CLI Workflows#

This document explains how to use evaluation containers within NeMo Evaluator workflows, focusing on command execution and configuration.

Overview#

Evaluation containers provide consistent, reproducible environments for running AI model evaluations. For a comprehensive list of all available containers, refer to NeMo Evaluator Containers.

Basic CLI#

Using YAML Configuration#

Define your config:

config:
  type: mmlu_pro
  output_dir: /workspace/results
  params:
    limit_samples: 10
target:
  api_endpoint:
    url: https://integrate.api.nvidia.com/v1/chat/completions
    model_id: meta/llama-3.1-8b-instruct
    type: chat
    api_key: NGC_API_KEY

Run evaluation:

export HF_TOKEN=hf_xxx
export NGC_API_KEY=nvapi-xxx

nemo-evaluator run_eval \
  --run_config /workspace/my_config.yml

Using CLI overrides#

Provide all arguments through CLI:

export HF_TOKEN=hf_xxx
export NGC_API_KEY=nvapi-xxx

nemo-evaluator run_eval \
    --eval_type mmlu_pro \
    --model_id meta/llama-3.1-8b-instruct \
    --model_url https://integrate.api.nvidia.com/v1/chat/completions \
    --model_type chat \
    --api_key_name NGC_API_KEY \
    --output_dir /workspace/results \
    --overrides 'config.params.limit_samples=10'

Interceptor Configuration#

The adapter system uses interceptors to modify requests and responses. Configure interceptors using the --overrides parameter.
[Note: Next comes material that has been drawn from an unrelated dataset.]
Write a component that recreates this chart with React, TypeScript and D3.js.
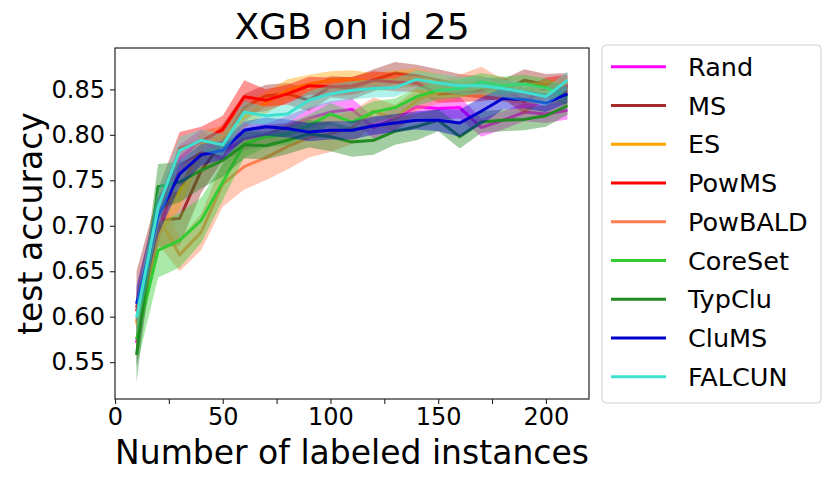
import * as d3 from "d3";
import React, { useEffect, useRef } from "react";

// labeled-instance budgets (x)
const budgets = [10, 20, 30, 40, 50, 60, 70, 80, 90, 100, 110, 120, 130, 140, 150, 160, 170, 180, 190, 200, 210];

const names = ["Rand", "MS", "ES", "PowMS", "PowBALD", "CoreSet", "TypClu", "CluMS", "FALCUN"];
const colors = ["#ff00ff", "#a52a2a", "#ffa500", "#ff0000", "#ff7f50", "#32cd32", "#228b22", "#0000cd", "#40e0d0"];

// mean test accuracy
const rand = [0.571, 0.71, 0.774, 0.794, 0.781, 0.795, 0.8, 0.809, 0.818, 0.825, 0.828, 0.808, 0.818, 0.831, 0.829, 0.83, 0.808, 0.816, 0.825, 0.823, 0.827];
const ms = [0.61, 0.706, 0.708, 0.761, 0.792, 0.83, 0.843, 0.845, 0.838, 0.853, 0.851, 0.86, 0.868, 0.865, 0.86, 0.855, 0.852, 0.849, 0.86, 0.855, 0.856];
const es = [0.592, 0.714, 0.738, 0.789, 0.798, 0.82, 0.835, 0.849, 0.856, 0.86, 0.861, 0.858, 0.861, 0.863, 0.857, 0.852, 0.851, 0.847, 0.845, 0.85, 0.852];
const powms = [0.606, 0.71, 0.785, 0.793, 0.806, 0.842, 0.838, 0.845, 0.854, 0.853, 0.854, 0.86, 0.858, 0.857, 0.845, 0.846, 0.849, 0.852, 0.837, 0.851, 0.854];
const powbald = [0.595, 0.71, 0.668, 0.693, 0.746, 0.765, 0.775, 0.787, 0.797, 0.801, 0.808, 0.826, 0.818, 0.838, 0.847, 0.854, 0.863, 0.849, 0.845, 0.847, 0.845];
const coreset = [0.575, 0.673, 0.684, 0.706, 0.748, 0.79, 0.798, 0.801, 0.81, 0.823, 0.814, 0.825, 0.83, 0.842, 0.849, 0.851, 0.858, 0.854, 0.856, 0.852, 0.842];
const typclu = [0.558, 0.743, 0.748, 0.761, 0.772, 0.789, 0.788, 0.794, 0.801, 0.798, 0.792, 0.794, 0.804, 0.809, 0.816, 0.798, 0.814, 0.816, 0.817, 0.821, 0.832];
const clums = [0.614, 0.71, 0.757, 0.778, 0.783, 0.805, 0.809, 0.807, 0.803, 0.805, 0.805, 0.81, 0.813, 0.816, 0.816, 0.813, 0.826, 0.84, 0.839, 0.835, 0.845];
const falcun = [0.599, 0.72, 0.783, 0.794, 0.789, 0.825, 0.821, 0.823, 0.838, 0.845, 0.849, 0.851, 0.852, 0.861, 0.857, 0.854, 0.854, 0.851, 0.847, 0.842, 0.86];

// standard deviation (shaded band)
const randStd = [0.025, 0.02, 0.015, 0.012, 0.01, 0.012, 0.012, 0.012, 0.012, 0.012, 0.012, 0.012, 0.012, 0.012, 0.012, 0.012, 0.01, 0.01, 0.01, 0.01, 0.01];
const msStd = [0.04, 0.03, 0.03, 0.025, 0.02, 0.015, 0.012, 0.012, 0.012, 0.012, 0.012, 0.012, 0.012, 0.012, 0.012, 0.012, 0.012, 0.012, 0.012, 0.012, 0.012];
const esStd = [0.025, 0.025, 0.02, 0.015, 0.012, 0.012, 0.012, 0.012, 0.01, 0.01, 0.01, 0.01, 0.01, 0.01, 0.01, 0.01, 0.01, 0.01, 0.01, 0.01, 0.01];
const powmsStd = [0.02, 0.03, 0.018, 0.016, 0.015, 0.018, 0.012, 0.01, 0.01, 0.01, 0.01, 0.01, 0.01, 0.01, 0.01, 0.01, 0.012, 0.012, 0.014, 0.012, 0.012];
const powbaldStd = [0.03, 0.03, 0.018, 0.02, 0.025, 0.025, 0.025, 0.025, 0.022, 0.02, 0.018, 0.015, 0.015, 0.012, 0.012, 0.012, 0.012, 0.012, 0.012, 0.012, 0.012];
const coresetStd = [0.03, 0.03, 0.03, 0.025, 0.02, 0.015, 0.012, 0.012, 0.012, 0.012, 0.012, 0.012, 0.01, 0.01, 0.01, 0.01, 0.01, 0.01, 0.01, 0.01, 0.01];
const typcluStd = [0.03, 0.025, 0.022, 0.02, 0.018, 0.015, 0.015, 0.015, 0.015, 0.016, 0.016, 0.016, 0.015, 0.015, 0.012, 0.013, 0.012, 0.012, 0.012, 0.012, 0.01];
const clumsStd = [0.02, 0.02, 0.015, 0.012, 0.01, 0.01, 0.01, 0.01, 0.01, 0.01, 0.01, 0.01, 0.01, 0.01, 0.012, 0.015, 0.015, 0.012, 0.01, 0.01, 0.01];
const falcunStd = [0.02, 0.02, 0.015, 0.012, 0.012, 0.012, 0.01, 0.01, 0.01, 0.01, 0.01, 0.01, 0.01, 0.01, 0.01, 0.01, 0.01, 0.01, 0.01, 0.01, 0.01];

const means = [rand, ms, es, powms, powbald, coreset, typclu, clums, falcun];
const stds = [randStd, msStd, esStd, powmsStd, powbaldStd, coresetStd, typcluStd, clumsStd, falcunStd];

const xTicks = [0, 25, 50, 75, 100, 125, 150, 175, 200];
const yTicks = [0.55, 0.6, 0.65, 0.7, 0.75, 0.8, 0.85];

const FONT = "DejaVu Sans, sans-serif";

export default function App() {
  const ref = useRef<SVGSVGElement | null>(null);

  useEffect(() => {
    const width = 831;
    const height = 482;
    const margin = { top: 48, right: 242, bottom: 83, left: 115 };

    const svg = d3.select(ref.current);
    svg.selectAll("*").remove();
    svg.attr("width", width).attr("height", height);

    const x = d3.scaleLinear().domain([0, 220]).range([margin.left, width - margin.right]);
    const y = d3.scaleLinear().domain([0.5095, 0.8955]).range([height - margin.bottom, margin.top]);

    svg.append("rect").attr("width", width).attr("height", height).attr("fill", "white");

    const clipId = "plotclip";
    svg.append("clipPath").attr("id", clipId).append("rect")
      .attr("x", x(0)).attr("y", margin.top)
      .attr("width", x(220) - x(0)).attr("height", y(0.5095) - margin.top);

    const plot = svg.append("g").attr("clip-path", `url(#${clipId})`);

    names.forEach((name, i) => {
      const rows = budgets.map((b, j) => ({ b, m: means[i][j], s: stds[i][j] }));
      const line = d3.line<any>().x((d) => x(d.b)).y((d) => y(d.m));
      const area = d3.area<any>().x((d) => x(d.b)).y0((d) => y(d.m - d.s)).y1((d) => y(d.m + d.s));
      plot.append("path").datum(rows).attr("d", area)
        .attr("fill", colors[i]).attr("fill-opacity", 0.42).attr("stroke", "none");
      plot.append("path").datum(rows).attr("d", line)
        .attr("fill", "none").attr("stroke", colors[i]).attr("stroke-width", 3)
        .attr("stroke-linejoin", "round");
    });

    // axes
    const xAxis = svg.append("g").attr("transform", `translate(0,${y(0.5095)})`)
      .call(d3.axisBottom(x).tickValues(xTicks).tickSize(5).tickPadding(4)
        .tickFormat((d: any) => (d % 50 === 0 ? String(d) : "")));
    const yAxis = svg.append("g").attr("transform", `translate(${x(0)},0)`)
      .call(d3.axisLeft(y).tickValues(yTicks).tickSize(5).tickPadding(5)
        .tickFormat((d: any) => d3.format(".2f")(d)));
    [xAxis, yAxis].forEach((a) => {
      a.select(".domain").remove();
      a.selectAll("line").attr("stroke", "#222").attr("stroke-width", 1.1);
      a.selectAll("text").attr("font-family", FONT).attr("font-size", 24).attr("fill", "black");
    });

    svg.append("rect")
      .attr("x", x(0)).attr("y", margin.top)
      .attr("width", x(220) - x(0)).attr("height", y(0.5095) - margin.top)
      .attr("fill", "none").attr("stroke", "#222").attr("stroke-width", 1.2);

    svg.append("text").attr("x", (x(0) + x(220)) / 2).attr("y", 39)
      .attr("text-anchor", "middle").attr("font-family", FONT).attr("font-size", 36)
      .text("XGB on id 25");

    svg.append("text").attr("x", (x(0) + x(220)) / 2).attr("y", 464)
      .attr("text-anchor", "middle").attr("font-family", FONT).attr("font-size", 33)
      .text("Number of labeled instances");

    svg.append("text")
      .attr("transform", `translate(42,${(margin.top + y(0.5095)) / 2}) rotate(-90)`)
      .attr("text-anchor", "middle").attr("font-family", FONT).attr("font-size", 33)
      .text("test accuracy");

    // legend
    const lg = svg.append("g");
    lg.append("rect").attr("x", 602).attr("y", 45).attr("width", 219).attr("height", 358)
      .attr("rx", 4).attr("fill", "white").attr("stroke", "#d0d0d0").attr("stroke-width", 1);
    names.forEach((name, i) => {
      const ly = 66.7 + i * 38.75;
      lg.append("line").attr("x1", 611).attr("x2", 666).attr("y1", ly).attr("y2", ly)
        .attr("stroke", colors[i]).attr("stroke-width", 3);
      lg.append("text").attr("x", 688).attr("y", ly).attr("dy", "0.36em")
        .attr("font-family", FONT).attr("font-size", 25.5).text(name);
    });
  }, []);

  return <svg ref={ref} style={{ position: "absolute", left: 0, top: 0 }} />;
}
For detailed interceptor configuration, refer to Interceptors.

Note

Always remember to include endpoint Interceptor at the and of your custom Interceptors chain.

Enable Request Logging#

config:
  type: mmlu_pro
  output_dir: /workspace/results
  params:
    limit_samples: 10
target:
  api_endpoint:
    url: https://integrate.api.nvidia.com/v1/chat/completions
    model_id: meta/llama-3.1-8b-instruct
    type: chat
    api_key: NGC_API_KEY
    adapter_config:
      interceptors:
        - name: "request_logging"
            enabled: true
            config:
              max_requests: 1000
        - name: "endpoint"
          enabled: true
          config: {}

export HF_TOKEN=hf_xxx
export NGC_API_KEY=nvapi-xxx

nemo-evaluator run_eval \
  --run_config /workspace/my_config.yml

Enable Caching#

config:
  type: mmlu_pro
  output_dir: /workspace/results
  params:
    limit_samples: 10
target:
  api_endpoint:
    url: https://integrate.api.nvidia.com/v1/chat/completions
    model_id: meta/llama-3.1-8b-instruct
    type: chat
    api_key: NGC_API_KEY
    adapter_config:
      interceptors:
        - name: "caching"
          enabled: true
          config:
            cache_dir: "./evaluation_cache"
            reuse_cached_responses: true
            save_requests: true
            save_responses: true
            max_saved_requests: 1000
            max_saved_responses: 1000
        - name: "endpoint"
          enabled: true
          config: {}

export HF_TOKEN=hf_xxx
export NGC_API_KEY=nvapi-xxx

nemo-evaluator run_eval \
  --run_config /workspace/my_config.yml

Multiple Interceptors#

config:
  type: mmlu_pro
  output_dir: /workspace/results
  params:
    limit_samples: 10
target:
  api_endpoint:
    url: https://integrate.api.nvidia.com/v1/chat/completions
    model_id: meta/llama-3.1-8b-instruct
    type: chat
    api_key: NGC_API_KEY
    adapter_config:
      interceptors:
        - name: "caching"
          enabled: true
          config:
            cache_dir: "./evaluation_cache"
            reuse_cached_responses: true
            save_requests: true
            save_responses: true
            max_saved_requests: 1000
            max_saved_responses: 1000
        - name: "request_logging"
            enabled: true
            config:
              max_requests: 1000
        - name: "reasoning"
          config:
            start_reasoning_token: "<think>"
            end_reasoning_token: "</think>"
            add_reasoning: true
            enable_reasoning_tracking: true
        - name: "endpoint"
          enabled: true
          config: {}

export HF_TOKEN=hf_xxx
export NGC_API_KEY=nvapi-xxx

nemo-evaluator run_eval \
  --run_config /workspace/my_config.yml

Legacy Configuration Support#

Provide Interceptor configuration with --overrides flag:

nemo-evaluator run_eval \
    --eval_type mmlu_pro \
    --model_id meta/llama-3.1-8b-instruct \
    --model_url https://integrate.api.nvidia.com/v1/chat/completions \
    --model_type chat \
    --api_key_name NGC_API_KEY \
    --output_dir ./results \
    --overrides 'target.api_endpoint.adapter_config.use_request_logging=True,target.api_endpoint.adapter_config.max_saved_requests=1000,target.api_endpoint.adapter_config.use_caching=True,target.api_endpoint.adapter_config.caching_dir=./cache,target.api_endpoint.adapter_config.reuse_cached_responses=True'

Note

Legacy parameters will be automatically converted to the modern interceptor-based configuration. For new projects, use the YAML interceptor configutation shown above.

Troubleshooting#

Port Conflicts#

If you manually specify the adapter server port, you can encounter port conflicts. Try selecting a differnt port:

export ADAPTER_PORT=3828
export ADAPTER_HOST=localhost

Note

You can also rely on NeMo Evaluator’s dynamic port binding feature.

API Key Issues#

Verify your API key environment variable:

echo $MY_API_KEY

Environment Variables#

Adapter Server Configuration#

export ADAPTER_PORT=3828  # Default: 3825
export ADAPTER_HOST=localhost

API Key Management#

export MY_API_KEY=your_api_key_here
export HF_TOKEN=your_hf_token_here